Weddings can be very expensive. It is not outside the realm of possibility that a wedding will cost as much as $50,000 dollars or more. So how do all the expenses get paid. The following is a look at who pays for what and how to ask for money when you need it.

Who Pays: Traditional Wedding

Traditionally, the bride pays for wedding gifts and lodging for her bridesmaids, thank-you notes and the wedding program.

The groom pays for all licenses and fees, the engagement ring, his formalwear, gifts and lodging for the groomsmen, boutonnieres and the bride’s bouquet.

The bride and groom pay for their wedding bands and the honeymoon.

The bride’s family pays for photos, the wedding consultant, invitations, the bridal gown, flowers, the reception, music, the bridal luncheon and transportation.

The groom’s family pays for the rehearsal dinner.

This method of having the couple’s family pay for the majority of expenses works well in that it saves the couple from going into debit. However, it means the couple must allow their family to do what they want with their money. It also means the possibility of the parents going into debt or having financial hardship.

Who Pays: Modern Wedding

Today, the groom’s family pays for liquor, music, photography and limousines.

The bride and groom pay for the bridal gown, flowers, invitations and thank-you notes.

More commonly, as couples are marrying later in life, they are paying for the entire wedding themselves. This allows couples to have complete control over their weddings without anyone else’s influence. On the other hand, it also means depleting savings or going into debt.

Asking for Help

Although it is generally considered in bad taste to ask family members to contribute financially, you can certainly ask.

Before you would ask for help, sit down with your partner and discuss just how much money you will need. If you need a large sum, consider scaling back on your plans.

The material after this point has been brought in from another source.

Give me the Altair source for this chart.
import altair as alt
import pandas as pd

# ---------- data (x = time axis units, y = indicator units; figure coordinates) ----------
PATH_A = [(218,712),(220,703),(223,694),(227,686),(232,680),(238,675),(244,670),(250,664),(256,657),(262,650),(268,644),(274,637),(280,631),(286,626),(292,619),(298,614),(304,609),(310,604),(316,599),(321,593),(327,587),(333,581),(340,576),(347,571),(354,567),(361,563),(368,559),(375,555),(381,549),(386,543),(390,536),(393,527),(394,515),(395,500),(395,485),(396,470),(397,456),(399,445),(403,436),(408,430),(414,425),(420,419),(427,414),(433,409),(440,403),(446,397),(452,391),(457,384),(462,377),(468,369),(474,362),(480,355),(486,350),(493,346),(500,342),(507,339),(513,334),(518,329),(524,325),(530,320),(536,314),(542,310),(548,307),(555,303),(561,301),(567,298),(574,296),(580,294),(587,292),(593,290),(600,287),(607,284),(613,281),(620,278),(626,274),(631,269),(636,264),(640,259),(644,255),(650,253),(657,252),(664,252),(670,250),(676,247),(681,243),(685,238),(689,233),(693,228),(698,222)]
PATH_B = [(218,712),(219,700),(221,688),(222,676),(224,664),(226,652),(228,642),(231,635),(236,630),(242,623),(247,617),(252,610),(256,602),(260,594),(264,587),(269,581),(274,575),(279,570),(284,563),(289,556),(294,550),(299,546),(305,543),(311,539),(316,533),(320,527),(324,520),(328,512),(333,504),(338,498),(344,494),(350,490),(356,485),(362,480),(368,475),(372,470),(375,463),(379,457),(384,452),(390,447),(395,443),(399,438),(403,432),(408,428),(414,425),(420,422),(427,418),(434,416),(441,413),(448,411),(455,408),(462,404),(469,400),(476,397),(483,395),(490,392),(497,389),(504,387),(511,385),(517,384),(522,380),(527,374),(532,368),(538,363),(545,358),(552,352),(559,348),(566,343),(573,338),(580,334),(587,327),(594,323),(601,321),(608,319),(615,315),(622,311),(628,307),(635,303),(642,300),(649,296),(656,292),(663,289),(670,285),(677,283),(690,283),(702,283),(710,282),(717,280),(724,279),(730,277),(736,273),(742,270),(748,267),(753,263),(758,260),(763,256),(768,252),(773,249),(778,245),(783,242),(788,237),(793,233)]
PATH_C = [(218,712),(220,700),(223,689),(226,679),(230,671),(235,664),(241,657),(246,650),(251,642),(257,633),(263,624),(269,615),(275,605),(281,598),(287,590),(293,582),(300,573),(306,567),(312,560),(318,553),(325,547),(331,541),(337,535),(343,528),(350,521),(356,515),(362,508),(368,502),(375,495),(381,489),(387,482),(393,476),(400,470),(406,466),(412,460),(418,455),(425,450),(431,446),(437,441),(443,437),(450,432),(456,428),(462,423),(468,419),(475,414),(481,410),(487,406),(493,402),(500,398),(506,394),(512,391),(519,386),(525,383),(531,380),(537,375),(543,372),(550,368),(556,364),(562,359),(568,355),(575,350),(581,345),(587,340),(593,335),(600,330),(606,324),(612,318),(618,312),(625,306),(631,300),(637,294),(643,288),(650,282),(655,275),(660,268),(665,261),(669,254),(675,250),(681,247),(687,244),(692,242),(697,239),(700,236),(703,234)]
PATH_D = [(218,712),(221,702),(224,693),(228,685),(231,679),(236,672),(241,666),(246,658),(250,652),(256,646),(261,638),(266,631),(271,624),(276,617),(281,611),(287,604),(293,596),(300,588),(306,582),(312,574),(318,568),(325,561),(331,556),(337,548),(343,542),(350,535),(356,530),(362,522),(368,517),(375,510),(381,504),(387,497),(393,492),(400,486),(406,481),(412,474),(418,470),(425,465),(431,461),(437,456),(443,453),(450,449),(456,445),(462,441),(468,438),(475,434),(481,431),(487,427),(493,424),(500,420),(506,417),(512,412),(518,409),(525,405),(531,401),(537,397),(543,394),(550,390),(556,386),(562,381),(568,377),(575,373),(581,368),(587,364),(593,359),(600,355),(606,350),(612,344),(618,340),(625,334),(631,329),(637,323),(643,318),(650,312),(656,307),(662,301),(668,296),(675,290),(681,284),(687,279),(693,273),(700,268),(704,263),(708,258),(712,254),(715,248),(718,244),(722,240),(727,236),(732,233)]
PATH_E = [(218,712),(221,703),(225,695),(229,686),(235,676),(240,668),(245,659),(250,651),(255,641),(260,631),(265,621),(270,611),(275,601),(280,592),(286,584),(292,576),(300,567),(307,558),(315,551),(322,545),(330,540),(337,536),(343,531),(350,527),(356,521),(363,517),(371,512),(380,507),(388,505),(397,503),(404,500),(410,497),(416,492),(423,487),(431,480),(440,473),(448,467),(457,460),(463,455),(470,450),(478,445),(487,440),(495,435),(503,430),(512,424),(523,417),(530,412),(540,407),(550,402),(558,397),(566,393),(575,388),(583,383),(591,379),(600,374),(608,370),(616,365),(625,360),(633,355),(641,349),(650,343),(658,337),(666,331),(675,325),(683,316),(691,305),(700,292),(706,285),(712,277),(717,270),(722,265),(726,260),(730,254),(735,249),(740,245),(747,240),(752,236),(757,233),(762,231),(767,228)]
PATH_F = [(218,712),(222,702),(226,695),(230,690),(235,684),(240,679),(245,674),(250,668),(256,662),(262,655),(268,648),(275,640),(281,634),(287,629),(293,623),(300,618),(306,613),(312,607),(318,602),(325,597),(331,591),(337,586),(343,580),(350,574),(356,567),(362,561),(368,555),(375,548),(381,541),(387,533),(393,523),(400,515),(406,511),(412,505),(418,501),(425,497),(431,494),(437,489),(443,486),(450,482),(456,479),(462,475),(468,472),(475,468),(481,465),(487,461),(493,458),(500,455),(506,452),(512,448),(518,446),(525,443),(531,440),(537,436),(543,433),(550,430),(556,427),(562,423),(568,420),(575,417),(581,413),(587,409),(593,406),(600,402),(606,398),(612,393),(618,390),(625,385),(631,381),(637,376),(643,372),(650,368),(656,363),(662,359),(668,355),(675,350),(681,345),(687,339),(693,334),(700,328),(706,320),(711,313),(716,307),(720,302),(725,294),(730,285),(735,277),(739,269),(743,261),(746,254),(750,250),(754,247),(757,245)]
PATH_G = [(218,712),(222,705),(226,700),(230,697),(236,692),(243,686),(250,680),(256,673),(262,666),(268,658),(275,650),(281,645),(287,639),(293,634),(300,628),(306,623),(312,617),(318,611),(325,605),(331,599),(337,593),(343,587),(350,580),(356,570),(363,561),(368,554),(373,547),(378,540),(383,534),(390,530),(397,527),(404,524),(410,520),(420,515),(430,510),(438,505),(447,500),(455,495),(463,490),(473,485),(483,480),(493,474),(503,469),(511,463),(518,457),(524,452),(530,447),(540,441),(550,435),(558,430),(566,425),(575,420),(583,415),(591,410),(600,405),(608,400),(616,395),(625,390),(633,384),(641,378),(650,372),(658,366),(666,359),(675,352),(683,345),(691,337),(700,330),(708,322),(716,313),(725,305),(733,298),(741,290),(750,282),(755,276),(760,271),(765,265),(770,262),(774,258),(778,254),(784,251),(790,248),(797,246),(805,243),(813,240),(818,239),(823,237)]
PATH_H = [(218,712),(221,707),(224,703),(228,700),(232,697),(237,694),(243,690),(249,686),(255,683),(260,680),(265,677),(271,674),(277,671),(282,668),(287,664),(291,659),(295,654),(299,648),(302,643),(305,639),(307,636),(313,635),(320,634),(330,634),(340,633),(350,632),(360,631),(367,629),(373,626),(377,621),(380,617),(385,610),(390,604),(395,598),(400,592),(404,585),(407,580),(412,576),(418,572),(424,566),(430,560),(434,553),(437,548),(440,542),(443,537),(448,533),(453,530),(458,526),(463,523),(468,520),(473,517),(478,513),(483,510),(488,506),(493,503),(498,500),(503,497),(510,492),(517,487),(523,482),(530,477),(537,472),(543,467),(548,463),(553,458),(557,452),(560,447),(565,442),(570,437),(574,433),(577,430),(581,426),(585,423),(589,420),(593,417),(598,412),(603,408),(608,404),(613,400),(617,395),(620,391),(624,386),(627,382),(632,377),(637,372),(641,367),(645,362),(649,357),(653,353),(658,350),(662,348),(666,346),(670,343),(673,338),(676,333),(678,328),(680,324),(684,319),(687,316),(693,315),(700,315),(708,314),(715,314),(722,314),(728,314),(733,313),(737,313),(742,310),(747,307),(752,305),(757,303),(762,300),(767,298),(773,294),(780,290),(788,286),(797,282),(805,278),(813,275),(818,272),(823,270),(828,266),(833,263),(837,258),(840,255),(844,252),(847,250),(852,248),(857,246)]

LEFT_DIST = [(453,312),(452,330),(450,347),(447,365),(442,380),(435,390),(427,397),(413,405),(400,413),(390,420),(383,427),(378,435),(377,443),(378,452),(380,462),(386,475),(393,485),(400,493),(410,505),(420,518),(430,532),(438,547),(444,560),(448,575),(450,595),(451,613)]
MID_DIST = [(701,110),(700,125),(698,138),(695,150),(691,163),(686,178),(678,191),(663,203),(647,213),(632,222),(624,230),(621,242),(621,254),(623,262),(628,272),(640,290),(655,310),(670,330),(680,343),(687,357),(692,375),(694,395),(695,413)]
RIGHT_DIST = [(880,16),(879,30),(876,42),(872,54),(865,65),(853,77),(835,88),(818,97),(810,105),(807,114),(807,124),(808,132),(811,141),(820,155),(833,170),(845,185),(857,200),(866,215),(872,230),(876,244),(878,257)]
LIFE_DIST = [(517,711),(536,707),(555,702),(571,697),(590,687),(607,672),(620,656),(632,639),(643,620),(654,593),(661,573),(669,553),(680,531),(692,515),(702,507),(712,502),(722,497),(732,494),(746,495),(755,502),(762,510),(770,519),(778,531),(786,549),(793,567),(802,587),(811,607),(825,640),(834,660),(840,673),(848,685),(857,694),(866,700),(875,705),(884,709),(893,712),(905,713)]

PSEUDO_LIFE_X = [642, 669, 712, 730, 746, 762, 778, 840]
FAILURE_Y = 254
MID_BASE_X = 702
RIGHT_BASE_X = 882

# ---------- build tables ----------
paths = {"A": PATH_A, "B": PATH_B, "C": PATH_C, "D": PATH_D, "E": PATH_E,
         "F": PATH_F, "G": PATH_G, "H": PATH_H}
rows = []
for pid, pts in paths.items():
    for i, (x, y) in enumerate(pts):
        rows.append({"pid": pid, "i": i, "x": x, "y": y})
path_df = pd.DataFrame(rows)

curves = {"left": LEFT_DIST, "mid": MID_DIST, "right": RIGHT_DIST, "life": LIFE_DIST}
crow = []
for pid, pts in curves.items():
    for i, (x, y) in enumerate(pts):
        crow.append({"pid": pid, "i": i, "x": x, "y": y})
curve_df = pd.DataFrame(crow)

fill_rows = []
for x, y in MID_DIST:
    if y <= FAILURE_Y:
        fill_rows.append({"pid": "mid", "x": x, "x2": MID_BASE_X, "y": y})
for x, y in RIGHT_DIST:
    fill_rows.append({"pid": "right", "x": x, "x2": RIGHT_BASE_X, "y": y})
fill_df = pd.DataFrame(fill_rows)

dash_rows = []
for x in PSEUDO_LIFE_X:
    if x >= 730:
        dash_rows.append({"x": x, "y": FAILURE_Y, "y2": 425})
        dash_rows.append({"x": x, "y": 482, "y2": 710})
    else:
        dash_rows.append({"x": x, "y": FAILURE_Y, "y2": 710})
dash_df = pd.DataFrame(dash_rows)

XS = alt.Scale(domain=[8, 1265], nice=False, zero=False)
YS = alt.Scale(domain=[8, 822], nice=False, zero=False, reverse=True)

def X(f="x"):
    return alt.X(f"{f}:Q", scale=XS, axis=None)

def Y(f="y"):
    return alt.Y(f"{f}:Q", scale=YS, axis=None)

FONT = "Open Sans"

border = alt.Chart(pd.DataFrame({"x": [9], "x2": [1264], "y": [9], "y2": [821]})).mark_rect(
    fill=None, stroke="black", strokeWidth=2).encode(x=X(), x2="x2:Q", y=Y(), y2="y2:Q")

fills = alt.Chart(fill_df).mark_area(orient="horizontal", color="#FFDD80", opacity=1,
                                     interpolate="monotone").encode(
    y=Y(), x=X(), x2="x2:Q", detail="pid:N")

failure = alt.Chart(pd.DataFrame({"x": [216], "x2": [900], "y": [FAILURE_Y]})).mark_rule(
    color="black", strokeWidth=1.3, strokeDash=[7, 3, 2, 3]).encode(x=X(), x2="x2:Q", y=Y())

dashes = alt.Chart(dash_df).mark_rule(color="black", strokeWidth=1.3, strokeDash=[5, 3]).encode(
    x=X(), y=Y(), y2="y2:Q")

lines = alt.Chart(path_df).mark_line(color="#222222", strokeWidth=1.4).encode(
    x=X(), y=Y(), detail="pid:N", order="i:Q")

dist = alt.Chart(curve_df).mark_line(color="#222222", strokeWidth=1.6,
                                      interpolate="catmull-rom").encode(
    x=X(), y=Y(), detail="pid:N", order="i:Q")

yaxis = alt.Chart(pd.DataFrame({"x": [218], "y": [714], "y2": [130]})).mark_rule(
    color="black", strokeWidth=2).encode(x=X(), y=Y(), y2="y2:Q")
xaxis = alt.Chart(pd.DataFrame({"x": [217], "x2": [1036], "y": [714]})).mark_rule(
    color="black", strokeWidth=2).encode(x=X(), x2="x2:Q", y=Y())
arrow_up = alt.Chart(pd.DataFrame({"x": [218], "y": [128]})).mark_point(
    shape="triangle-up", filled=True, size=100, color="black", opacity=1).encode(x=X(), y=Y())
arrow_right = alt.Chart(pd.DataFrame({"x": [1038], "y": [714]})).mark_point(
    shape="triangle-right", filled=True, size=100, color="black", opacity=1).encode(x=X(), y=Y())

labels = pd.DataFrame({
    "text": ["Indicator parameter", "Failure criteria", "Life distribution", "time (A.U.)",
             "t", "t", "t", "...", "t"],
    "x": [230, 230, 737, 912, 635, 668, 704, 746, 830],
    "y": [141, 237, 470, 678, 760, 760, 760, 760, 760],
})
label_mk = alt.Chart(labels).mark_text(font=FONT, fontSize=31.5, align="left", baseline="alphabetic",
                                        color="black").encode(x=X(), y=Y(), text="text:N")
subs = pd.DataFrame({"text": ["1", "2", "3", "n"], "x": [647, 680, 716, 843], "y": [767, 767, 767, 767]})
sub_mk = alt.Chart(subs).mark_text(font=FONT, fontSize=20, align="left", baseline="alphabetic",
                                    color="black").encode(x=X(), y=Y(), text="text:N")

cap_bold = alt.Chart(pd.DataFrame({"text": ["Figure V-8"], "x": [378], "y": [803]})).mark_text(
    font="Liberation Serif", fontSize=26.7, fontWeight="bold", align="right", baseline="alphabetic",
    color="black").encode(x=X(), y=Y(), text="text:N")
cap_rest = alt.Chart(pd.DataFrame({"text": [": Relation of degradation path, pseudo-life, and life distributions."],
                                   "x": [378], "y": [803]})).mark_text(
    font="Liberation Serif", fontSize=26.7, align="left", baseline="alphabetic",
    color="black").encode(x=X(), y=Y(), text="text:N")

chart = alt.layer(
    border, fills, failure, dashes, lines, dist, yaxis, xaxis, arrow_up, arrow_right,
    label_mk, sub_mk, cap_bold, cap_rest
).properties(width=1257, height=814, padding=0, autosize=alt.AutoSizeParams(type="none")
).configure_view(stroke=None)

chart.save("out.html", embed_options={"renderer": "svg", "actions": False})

Be polite when requesting money. Ask if family members would feel comfortable contributing, but don’t request a certain dollar amount. Make it clear you want a gift not a loan.

Remember your family now includes both your family and your partner’s family. Before accepting any contributions run it past your future in-laws to make sure no one’s feelings will be hurt.

When everyone pulls their resources, it is less of a financial burden on everyone involved. But it also means couples give up some control on the wedding planning and may need to compromise.

If finances are causing a problem for you, your partner and your families, communication is key. Discuss how the money will be used, your expectations and the roles everyone will pay.